C'est-à-dire d'une entité politique intelligente. Ouverte à toutes les inspirations, peu importe leur étiquette. Cultivant la méfiance de tous les extrêmes. Débarrassée des théories fumeuses. Ayant suivi dans sa jeunesse le cours Économie 101. Indépendante de tous les intérêts, surtout de ceux qui se travestissent en oeuvres de salut public... comme c'est le cas actuellement pour les Trois Grâces syndicales, par exemple!
Or, aucune des droites que l'on connaît, ici ou ailleurs, ne fait vraiment l'affaire.
À l'étranger, on ne retiendra évidemment pas les versions extrêmes de la droite sévissant en Europe, berceau au XXe siècle de toutes les idéologies totalitaires; ou aux États-Unis, malades d'une droite paliniste imbibée de bondieuserie, qui insulte l'esprit. Étrangement, puisque son étiquette officielle est collée à gauche, c'est peut-être le Parti travailliste britannique tel que recentré par Tony Blair (après la dure, mais nécessaire réforme thatcherienne) qui offre les meilleurs repères.
Ici, on l'a dit, les diverses droites ne font qu'accumuler les échecs?: le seul rôle qu'elles assument bien est celui d'épouvantail.
L'Action démocratique du Québec, qui tente actuellement de renaître, n'a jamais été capable de se donner un minimum de panache intellectuel - et elle n'y arrivera probablement pas. Le Réseau Liberté-Québec, animé notamment par Joanne Marcotte, auteure en 2006 d'un excellent documentaire engagé, L'Illusion tranquille, se cherche; c'est un processus qui, visiblement, n'est pas simple...

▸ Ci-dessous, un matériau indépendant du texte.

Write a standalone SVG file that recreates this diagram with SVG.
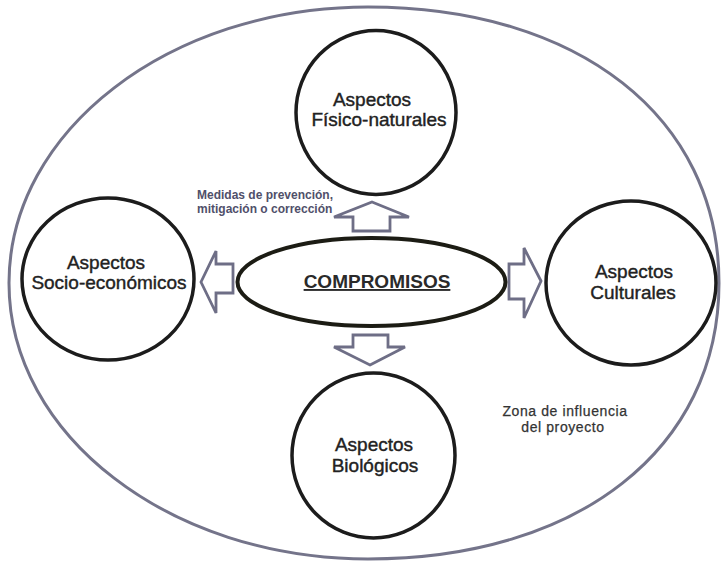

Reste le projet politique pour l'instant virtuel de François Legault, qui a de nombreux atouts en main. L'intelligence et l'expérience. Une zone d'influence déjà intéressante. Et surtout, surtout, une position politique échappant aux catégories préprogrammées: on peut voir l'ancien ministre péquiste comme social-démocrate ou ancré au centre droit, au choix...
La «non-gauche», peut-être est-ce lui qui pourrait l'inventer.